Nets Hide Climate Connection to Paris Violence 66 Percent of the Time

December 5th, 2018 11:12 AM

France’s increasingly violent “yellow vest” protests began as grassroots, working-class opposition to a fuel tax hike that was promoted by the government as climate change action. But network stories about the protests ignored the environmental motivations most of the time.

At the start of the protests Nov. 17, The Washington Post put it bluntly: “France’s climate change commitments trigger rising diesel prices and street protests.” That economic pain prompted hundreds of thousands to take to the streets that day, mostly blocking traffic. CNBC.com reported in December those tax hikes were “part of the government’s proposed carbon tax designed to improve its environmental credentials” although the protests had also “morphed into wider discontent” about the cost of living.

The networks, which often obsess over the threat of climate change, hid that connection from viewers in most stories about the protests. Sixty-six percent (10 of 15) of those morning and evening news reports failed to connect the fuel tax to the French government’s environmental policies between Nov. 17, and the morning of Dec. 4.

Opponents of carbon taxes and other similar means of forcing carbon reduction have pointed out for years that these would harm the economy and hurt the poor the most. That hasn’t stopped the U.N. for calling for carbon taxes or liberal media from promoting it as a “cheap, proven fix” or something that “we should do.”

The fact that France’s riots illustrated economic pain and outrage against so-called climate change solutions is exactly why the networks needed to tell the whole story in all of their reporting — not just one-third of it.

CBS This Morning, NBC’s Today and ABC’s Good Morning America all covered the latest developments on Dec. 4, after the French Prime Minister Edouarde Philippe made a “major U-turn” and suspended the “controversial fuel tax” hike for several months. That was “too little, too late” for protesters, according to The New York Times.

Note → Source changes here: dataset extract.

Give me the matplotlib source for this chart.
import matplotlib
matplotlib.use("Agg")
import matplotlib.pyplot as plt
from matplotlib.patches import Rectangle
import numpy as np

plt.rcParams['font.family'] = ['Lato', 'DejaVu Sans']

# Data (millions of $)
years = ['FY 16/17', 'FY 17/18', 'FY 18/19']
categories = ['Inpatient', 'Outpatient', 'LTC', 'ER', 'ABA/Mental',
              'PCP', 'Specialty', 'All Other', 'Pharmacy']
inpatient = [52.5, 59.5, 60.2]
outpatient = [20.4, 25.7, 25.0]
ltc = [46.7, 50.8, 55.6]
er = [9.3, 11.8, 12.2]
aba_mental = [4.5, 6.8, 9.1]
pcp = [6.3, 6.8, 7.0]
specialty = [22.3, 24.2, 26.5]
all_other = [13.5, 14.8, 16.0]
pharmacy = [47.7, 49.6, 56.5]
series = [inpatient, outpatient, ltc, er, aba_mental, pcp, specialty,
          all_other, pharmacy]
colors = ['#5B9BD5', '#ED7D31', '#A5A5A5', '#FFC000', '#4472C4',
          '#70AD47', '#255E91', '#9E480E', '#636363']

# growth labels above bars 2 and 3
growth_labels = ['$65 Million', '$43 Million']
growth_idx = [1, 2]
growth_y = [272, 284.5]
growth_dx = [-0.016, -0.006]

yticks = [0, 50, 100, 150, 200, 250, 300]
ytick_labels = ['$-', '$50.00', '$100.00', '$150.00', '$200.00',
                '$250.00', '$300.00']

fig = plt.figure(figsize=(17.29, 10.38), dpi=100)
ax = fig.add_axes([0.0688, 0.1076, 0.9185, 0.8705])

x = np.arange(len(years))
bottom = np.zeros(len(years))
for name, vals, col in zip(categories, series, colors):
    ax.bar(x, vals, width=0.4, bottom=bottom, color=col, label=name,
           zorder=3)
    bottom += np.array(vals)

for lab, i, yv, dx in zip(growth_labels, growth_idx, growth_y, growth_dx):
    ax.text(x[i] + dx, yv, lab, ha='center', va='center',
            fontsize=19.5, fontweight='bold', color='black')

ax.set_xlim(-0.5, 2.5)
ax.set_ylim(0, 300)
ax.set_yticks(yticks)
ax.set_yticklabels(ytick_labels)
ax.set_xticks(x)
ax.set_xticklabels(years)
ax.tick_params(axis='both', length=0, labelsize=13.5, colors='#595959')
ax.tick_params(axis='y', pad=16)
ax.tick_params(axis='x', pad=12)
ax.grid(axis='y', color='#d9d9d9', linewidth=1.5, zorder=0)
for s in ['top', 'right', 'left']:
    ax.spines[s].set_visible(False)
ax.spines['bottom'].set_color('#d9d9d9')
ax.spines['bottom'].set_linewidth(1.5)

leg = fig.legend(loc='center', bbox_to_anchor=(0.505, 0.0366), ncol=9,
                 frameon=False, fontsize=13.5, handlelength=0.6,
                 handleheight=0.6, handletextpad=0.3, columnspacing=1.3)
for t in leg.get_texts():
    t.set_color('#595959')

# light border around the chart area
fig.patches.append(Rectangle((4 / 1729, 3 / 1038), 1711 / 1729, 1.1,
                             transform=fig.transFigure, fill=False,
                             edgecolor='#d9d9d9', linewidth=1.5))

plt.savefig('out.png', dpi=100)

ABC, CBS and NBC stories emphasized the latest violence, which included riots in Paris and hundreds of arrests. Today reported it was the France’s “worst urban riot in years.” None of those three reports connected the riots or the fuel tax to the French government’s efforts to stop climate change.

One night earlier, only the CBS Evening News made a connection while NBC Nightly News and World News Tonight skipped the climate change angle.

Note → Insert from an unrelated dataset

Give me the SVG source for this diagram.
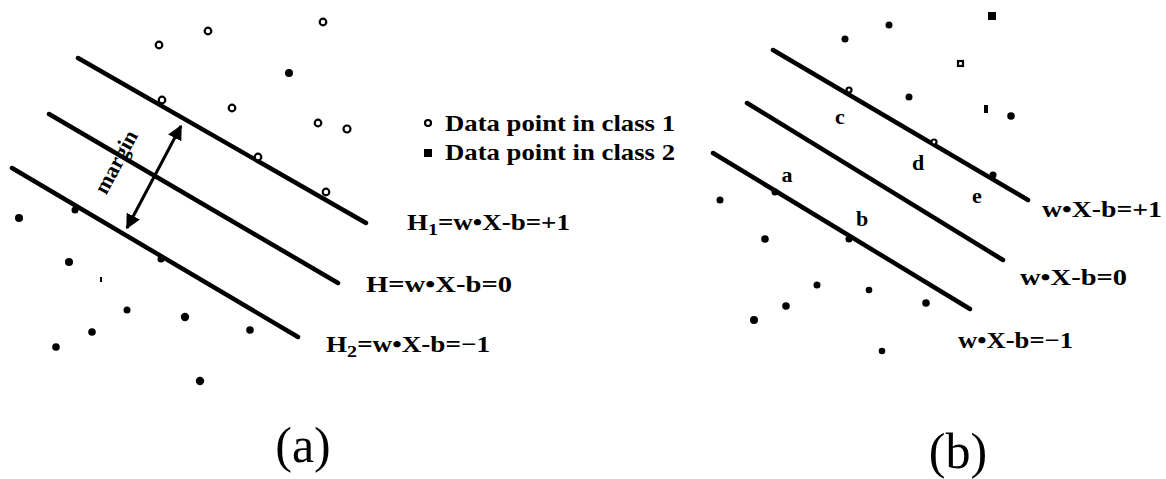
<svg xmlns="http://www.w3.org/2000/svg" width="1166" height="479" viewBox="0 0 1166 479">
<defs>
<style>
.ln{stroke:#000;stroke-width:4.5;stroke-linecap:round;fill:none}
.c1{fill:#fff;stroke:#000;stroke-width:2.2}
.c2{fill:#000}
.lbl{font-family:"Liberation Serif",serif;font-weight:bold;font-size:23px;fill:#000}
.let{font-family:"Liberation Serif",serif;font-weight:bold;font-size:22px;fill:#000}
.cap{font-family:"Liberation Serif","Times New Roman",serif;font-size:50px;fill:#000}
</style>
<marker id="ah" viewBox="0 0 10 10" refX="9" refY="5" markerWidth="5" markerHeight="5" orient="auto-start-reverse">
<path d="M0,0 L10,5 L0,10 z" fill="#000"/>
</marker>
</defs>
<rect width="1166" height="479" fill="#fff"/>

<g id="connectors">
<line class="ln" x1="78" y1="58" x2="366" y2="223"/>
<line class="ln" x1="49" y1="114" x2="338" y2="283"/>
<line class="ln" x1="12" y1="168" x2="298" y2="337"/>
<line x1="127" y1="228" x2="181" y2="126" stroke="#000" stroke-width="3" marker-start="url(#ah)" marker-end="url(#ah)"/>
<line class="ln" x1="773" y1="50" x2="1028" y2="200"/>
<line class="ln" x1="747" y1="103" x2="1003" y2="260"/>
<line class="ln" x1="713" y1="153" x2="970" y2="309"/>
</g>

<g id="margin-label">
<text class="let" font-size="14" x="118" y="168" text-anchor="middle" transform="rotate(-62 118 163)">margin</text>
</g>

<g id="class1-points-a">
<circle class="c1" cx="159" cy="45" r="3.3"/>
<circle class="c1" cx="208" cy="31" r="3.3"/>
<circle class="c1" cx="323" cy="22" r="3.3"/>
<circle class="c1" cx="162" cy="100" r="3.3"/>
<circle class="c1" cx="232" cy="108" r="3.3"/>
<circle class="c1" cx="318" cy="123" r="3.3"/>
<circle class="c1" cx="347" cy="129" r="3.5"/>
<circle class="c1" cx="258" cy="157" r="3.3"/>
<circle class="c1" cx="326" cy="192" r="3.3"/>
</g>

<g id="class2-points-a">
<circle class="c2" cx="289" cy="73" r="4"/>
<circle class="c2" cx="19" cy="218" r="4"/>
<circle class="c2" cx="75" cy="210" r="3.5"/>
<circle class="c2" cx="69" cy="262" r="4"/>
<rect class="c2" x="100" y="277" width="2" height="5"/>
<circle class="c2" cx="161" cy="259" r="3.5"/>
<circle class="c2" cx="127" cy="310" r="3.5"/>
<circle class="c2" cx="185" cy="317" r="4.2"/>
<circle class="c2" cx="92" cy="332" r="3.8"/>
<circle class="c2" cx="56" cy="347" r="3.8"/>
<circle class="c2" cx="250" cy="330" r="3.8"/>
<circle class="c2" cx="200" cy="381" r="4.2"/>
</g>

<g id="legend">
<circle class="c1" cx="428" cy="123" r="3"/>
<text class="lbl" x="445" y="131" textLength="230" lengthAdjust="spacingAndGlyphs">Data point in class 1</text>
<rect class="c2" x="424" y="149" width="8" height="8"/>
<text class="lbl" x="445" y="160" textLength="230" lengthAdjust="spacingAndGlyphs">Data point in class 2</text>
</g>

<g id="labels-a">
<text class="lbl" x="407" y="230" textLength="163" lengthAdjust="spacingAndGlyphs">H<tspan font-size="17" dy="5">1</tspan><tspan dy="-5">=w•X-b=+1</tspan></text>
<text class="lbl" x="366" y="292" textLength="146" lengthAdjust="spacingAndGlyphs">H=w•X-b=0</text>
<text class="lbl" x="326" y="352" textLength="164" lengthAdjust="spacingAndGlyphs">H<tspan font-size="17" dy="5">2</tspan><tspan dy="-5">=w•X-b=−1</tspan></text>
</g>

<g id="points-b">
<circle class="c2" cx="845" cy="39" r="3.5"/>
<circle class="c2" cx="889" cy="25" r="3.5"/>
<rect class="c2" x="988" y="12" width="8" height="8"/>
<rect class="c1" x="958" y="61" width="5" height="5"/>
<circle class="c2" cx="909" cy="97" r="3.5"/>
<rect class="c2" x="984" y="105" width="4" height="8"/>
<circle class="c2" cx="1011" cy="116" r="3.8"/>
<circle class="c1" cx="849" cy="90" r="2.5"/>
<circle class="c1" cx="934" cy="142" r="2.5"/>
<circle class="c2" cx="993" cy="175" r="3.5"/>
<circle class="c2" cx="720" cy="200" r="3.5"/>
<circle class="c2" cx="775" cy="192" r="3.5"/>
<circle class="c2" cx="849" cy="239" r="3.5"/>
<circle class="c2" cx="765" cy="239" r="3.8"/>
<circle class="c2" cx="817" cy="285" r="3.5"/>
<circle class="c2" cx="869" cy="290" r="3.3"/>
<circle class="c2" cx="786" cy="306" r="3.8"/>
<circle class="c2" cx="754" cy="320" r="4"/>
<circle class="c2" cx="926" cy="303" r="3.8"/>
<circle class="c2" cx="882" cy="351" r="3.3"/>
</g>

<g id="letters-b">
<text class="let" x="787" y="182" text-anchor="middle">a</text>
<text class="let" x="862" y="226" text-anchor="middle">b</text>
<text class="let" x="840" y="124" text-anchor="middle">c</text>
<text class="let" x="918" y="170" text-anchor="middle">d</text>
<text class="let" x="977" y="203" text-anchor="middle">e</text>
</g>

<g id="labels-b">
<text class="lbl" x="1042" y="217" textLength="120" lengthAdjust="spacingAndGlyphs">w•X-b=+1</text>
<text class="lbl" x="1020" y="285" textLength="107" lengthAdjust="spacingAndGlyphs">w•X-b=0</text>
<text class="lbl" x="958" y="348" textLength="115" lengthAdjust="spacingAndGlyphs">w•X-b=−1</text>
</g>

<g id="captions">
<text class="cap" x="303" y="462" text-anchor="middle">(a)</text>
<text class="cap" x="958" y="468" text-anchor="middle">(b)</text>
</g>
</svg>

However, other media outlets put this issue into perspective. The Wall Street Journal editorial board wrote on Dec. 4, that a “fault line runs between anti-carbon policies and economic growth, and France is a test for the political future of emissions restrictions.”

“France already is a relatively low-carbon economy, with per-capita emissions half Germany’s as of 2014,” the editorial continued. “French governments have nonetheless pursued an ‘ecological transition’ to further squeeze carbon emissions from every corner of the French economy. The results are visible in the Paris streets.”

The Journal called the fuel hikes “punitive” and meant to “discourage driving” and “preposterous in an economy that still has an 8.9% jobless rate ... and will struggle to hit 2% annual GDP growth. Yellow Vests from less prosperous rural areas, who depend on cars for daily life, know it.”

That editorial also took a step the networks failed to — looking beyond Paris to a “global carbon tax revolt,” citing a Washington state vote against a carbon tax and Ontario province’s suit to stop a federal carbon tax in Canada.

Methodology: MRC Business searched Nexis for reports from ABC, CBS and NBC about France or Paris in order to find network news coverage of the French protests between Nov. 17 and the morning of Dec. 4, on the morning and evening news shows.